Vous n’y échapperez pas mais, quel que soit le genre, toute intrigue qui porte bien son nom se fonde sur une situation conflictuelle. Les éléments habituels d’une intrigue, c’est-à-dire les rebondissements, les renversements de situation, les obstacles et le danger qu’ils représentent reposent sur le conflit.
Ou dit autrement, votre idée est d’abord ce conflit sur lequel vous construisez.
Une situation conflictuelle concrète
Que signifie choisir un conflit qui a du sens dans le contexte de votre récit ? Il s’y intègre naturellement. Par exemple Fargo (1996) des frères Coen. Le contexte : une classe moyenne américaine dans le Minnesota hivernal. La situation conflictuelle : Jerry est endetté ; son beau-père est riche. Pour Jerry, il lui semble logique d’engager deux criminels afin de kidnapper sa femme et de réclamer une forte rançon au père.
Les motivations, les valeurs, le vécu de vos personnages, c’est-à-dire qui ils sont en fait, sera jeté dans une situation telle qu’il en émane nécessairement un conflit. Prenons Her (2013) de Spike Jonze. Théodore est introverti, mélancolique et cerise sur le gâteau, il divorce. Son activité professionnelle (très importante pour sa caractérisation) est écrivain public, c’est-à-dire qu’il comprend les émotions mais il a paradoxalement un vrai problème à exprimer ses propres émotions.
Le conflit est d’une délicatesse remarquable : Théodore tombe follement amoureux d’une intelligence artificielle. Pourquoi est-ce un conflit ? Parce qu’il ressent une véritable intimité avec Samantha l’IA mais il y a une impossibilité physique à unir ces deux êtres ou plutôt ces deux existences.
Bien-sûr le conflit s’adapte au genre de votre récit. Dans une comédie romantique, c’est l’histoire d’amour qui pose problème. Alors que dans un thriller, elle est considérée comme une intrigue secondaire. Cette hiérarchie est nécessaire pour rendre le conflit plausible dans l’univers de votre récit.
Une situation conflictuelle est de la matière et il vous en faut pour créer des complications et leur apporter des solutions. Considérons un moment Le Plongeon (1968) de Frank Perry. Comment définir le conflit ? Il est très personnel tout comme celui de Théodore. Ned se crée un fleuve imaginaire qu’il remonte de piscine en piscine. Ned vit dans une illusion. C’est au cours de ce voyage qu’il découvre une réalité qu’il ignorait ou qu’il avait oubliée ou refoulée.
Chaque piscine est une étape nouvelle dans cette redécouverte de soi. La mémoire, l’illusion, la communauté nourrissent l’intrigue de leur matière mais sans la gaver car trop d’informations données d’un coup sont aussitôt régurgitées par le lecteur/spectateur.

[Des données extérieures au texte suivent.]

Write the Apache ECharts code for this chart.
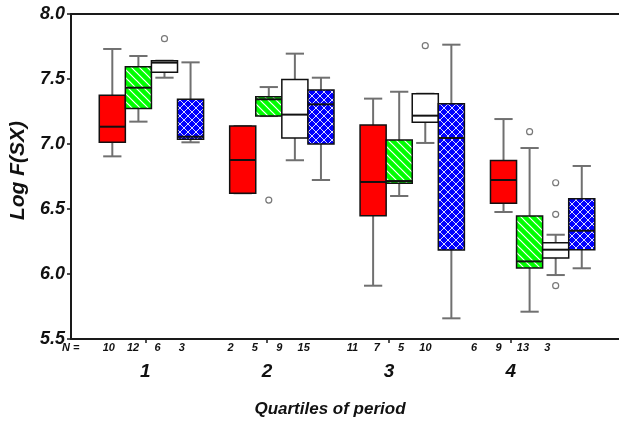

Quelque chose dont on est capable de se saisir
Nous aurons la sensation de vivre l’expérience du personnage. En quelque sorte, temporairement, notre conscience s’hasarde hors de soi pour habiter, métaphoriquement, l’âme ou mieux l’existence d’un autre, fictif ou non. Autant les relations sont importantes dans une œuvre de fiction, autant cette intersubjectivité entre le lecteur/spectateur et le personnage l’est aussi.
Cette porosité envers le conflit que vous avez savamment pensé est précisément ce dont vous devez vous assurer. Après tout vous écrivez pour un lecteur et une lectrice. Et ceux-ci ont la capacité de se projeter dans un être autre qu’eux-mêmes. Ils y prennent du plaisir.
Non seulement nous considérons le conflit tout à fait plausible et nous y projetons notre propre expérience. C’est l’œuvre de l’inconscient collectif si on veut. Puis il y a un effet cathartique car s’identifier au conflit, c’est comme si nos propres émotions, nos propres conflits sont mis au jour ce qui nous en libère. Ainsi la nature du conflit ne nous limite pas. Qu’elle soit physique, émotionnelle ou spirituelle, tout le récit sera essentiellement centré sur cette nature.